Abstract

Abstract When CO2 migrates upwards under buoyancy in the subsurface saline aquifer and encounters local capillary barriers (regions of rock with large capillary entry pressure), CO2 would accumulate beneath these small barriers, and these accumulations are called local capillary trapping (LCT). LCT benefits storage because locally trapped CO2 has a much larger saturation than residual gas, and such trapped gases cannot escape from the formation even if leakage conduits (fractures or fault) in the seal develop during the long-term storage of CO2. Thus predicting and maximizing LCT is valuable in design and risk assessment of geologic storage projects. Modeling LCT is computationally expensive and may even be intractable by using a conventional reservoir simulator.

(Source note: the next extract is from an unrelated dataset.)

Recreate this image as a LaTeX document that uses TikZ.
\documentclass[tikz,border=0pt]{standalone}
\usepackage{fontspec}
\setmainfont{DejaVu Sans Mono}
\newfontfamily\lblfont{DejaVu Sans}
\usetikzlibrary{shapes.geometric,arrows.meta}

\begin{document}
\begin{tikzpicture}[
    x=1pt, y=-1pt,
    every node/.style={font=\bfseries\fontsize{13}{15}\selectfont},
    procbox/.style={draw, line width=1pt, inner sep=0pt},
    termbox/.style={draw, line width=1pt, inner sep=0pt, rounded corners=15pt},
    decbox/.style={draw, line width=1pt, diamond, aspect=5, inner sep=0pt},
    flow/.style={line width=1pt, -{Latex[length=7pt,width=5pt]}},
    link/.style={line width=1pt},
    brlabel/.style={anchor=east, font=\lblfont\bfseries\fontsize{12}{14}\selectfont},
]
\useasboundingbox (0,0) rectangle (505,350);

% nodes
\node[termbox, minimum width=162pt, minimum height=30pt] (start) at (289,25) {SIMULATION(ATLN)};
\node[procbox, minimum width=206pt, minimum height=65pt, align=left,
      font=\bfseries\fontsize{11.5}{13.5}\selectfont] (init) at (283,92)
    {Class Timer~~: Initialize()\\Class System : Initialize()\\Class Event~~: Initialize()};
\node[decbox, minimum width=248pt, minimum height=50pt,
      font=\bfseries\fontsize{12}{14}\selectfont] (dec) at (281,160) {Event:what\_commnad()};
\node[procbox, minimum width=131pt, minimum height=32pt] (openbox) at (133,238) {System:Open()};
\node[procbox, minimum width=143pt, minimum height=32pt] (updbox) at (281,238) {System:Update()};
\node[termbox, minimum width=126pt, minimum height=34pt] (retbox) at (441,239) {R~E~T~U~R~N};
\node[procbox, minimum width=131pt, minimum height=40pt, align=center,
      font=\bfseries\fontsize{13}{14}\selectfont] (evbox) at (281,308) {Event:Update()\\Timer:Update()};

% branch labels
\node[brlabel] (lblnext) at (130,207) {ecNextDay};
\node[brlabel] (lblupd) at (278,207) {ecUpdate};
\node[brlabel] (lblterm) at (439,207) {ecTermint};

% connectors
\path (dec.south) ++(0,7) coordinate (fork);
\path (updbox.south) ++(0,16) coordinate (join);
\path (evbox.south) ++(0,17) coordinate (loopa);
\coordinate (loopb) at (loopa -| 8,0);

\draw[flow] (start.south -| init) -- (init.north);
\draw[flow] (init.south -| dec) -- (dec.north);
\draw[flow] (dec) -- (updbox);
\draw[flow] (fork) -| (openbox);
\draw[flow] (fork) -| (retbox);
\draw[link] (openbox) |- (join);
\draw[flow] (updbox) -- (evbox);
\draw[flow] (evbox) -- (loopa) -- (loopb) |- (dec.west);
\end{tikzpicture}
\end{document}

In this work, we decouple the problem into two parts: permeability-based flow simulation and capillary entry pressure-based local capillary trapping phenomenon. The connectivity analysis originally developed for characterizing well-to-reservoir connectivity is adapted to the flow simulation by means of a newly defined edge weight property between neighboring grid blocks, which accounts for the multiphase flow properties, injection rate, and buoyancy effect. Then the connectivity was estimated from shortest path algorithm to predict the CO2 migration behavior and plume shape during injection. A geologic criteria algorithm is developed to estimate the potential LCT only from the entry capillary pressure field. The latter is correlated to a geostatistical realization of permeability field. The extended connectivity analysis shows a good match of CO2 plume computed by the full-physics simulation. We then incorporate it into the geologic algorithm to quantify the amount of LCT structures identified within the entry capillary pressure field that can be filled during CO2 injection. Several simulations were conducted in the reservoirs with different level of heterogeneity (measured by the Dykstra-Parsons coefficient) under various injection scenarios. We demonstrate the reservoir heterogeneity affects the optimal injection rate in maximizing the LCT during injection. Both the geologic algorithm and connectivity analysis are very fast; therefore, the integrated methodology can be used as a quick tool to estimate LCT. It can also be used as a potential complement to the full-physics simulation to evaluate the total safe storage capacity.